保守王国・群馬で山本一太知事に自民県議団がブレーキ、副知事人事で「直滑降」が逆効果に
発表されたのは今年4月4日の定例会見だったが、県議会、とりわけ自民党執行部はいつ知ったのか。
3月中旬、上京した幹部がある筋から「宇留賀氏が経産省を辞める」との情報を入手した。前年8月に副知事に再任したばかりだ、辞めてどうする? 長野県の実家(農業)を継ぐ-といった不確定な尾ひれもついた。さすがに知事から連絡があるだろうと待ったが、来ない。年度末、ぎりぎりまで待って、何もないので執行部側から確認の連絡を入れると、知事は情報が漏れていたことに驚き、わびた。だが-。
■「そこじゃ、ないんだ」
副知事人事は議会の同意を要する最重要案件だ。なぜ、その情報が知事与党の最大会派へ、打診なり相談なりの形で伝わってこないのか。実は、これが初めてではなかった。重要政策でも事前の相談がなく、発表前後に知るといったことが続いていた。有権者に選ばれた知事と議会が並び立つ自治体の「二元代表制」を知事は分かっていない。

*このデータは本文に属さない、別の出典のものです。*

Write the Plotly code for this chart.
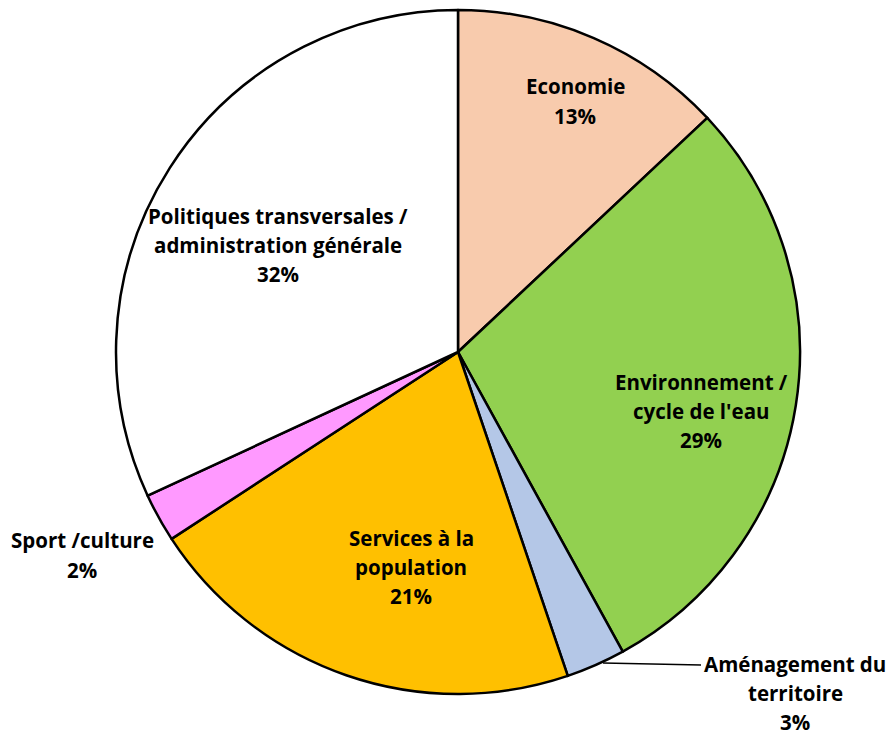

ならば、どうする。自民県議団は執行部を筆頭に、この案件に前向きな意向を一切、示さなかった。
■「自信」から「戸惑い」に
知事は戸惑った。人気の高い自身のブログに、なぜ宇留賀氏が必要か、その能力、実績を何度も書き始める。一方で自民各県議を訪ねて説明し、説得もした。だが、はっきりしない。
宇留賀氏続投を訴えるブログ記事はシリーズ化し、4月6日から5月23日まで56回におよんだ。当初は「時間はある」と説得に自信をのぞかせたが、5月になると「執行部から何ひとつポジティブなコメントがない」と落胆、県議一人ひとりの名前をあげ、同意するよう呼びかけた。
事態は動かず、とうとう「自民党県議に何の恨みもないが、やらざるを得ないと思えばブログのメッセージは言霊のミサイルに変わる。一切、逡巡(しゅんじゅん)しない」と対決姿勢まで匂わせた。むろん、逆効果だった。
■県議会で謝罪
5月24日、県議会第2回定例会初日。この日で交代する議長、副議長が早朝、知事応接室を訪ね、「混乱を招く」と、この日の再任人事案の提出を避けるよう進言し、知事は従った。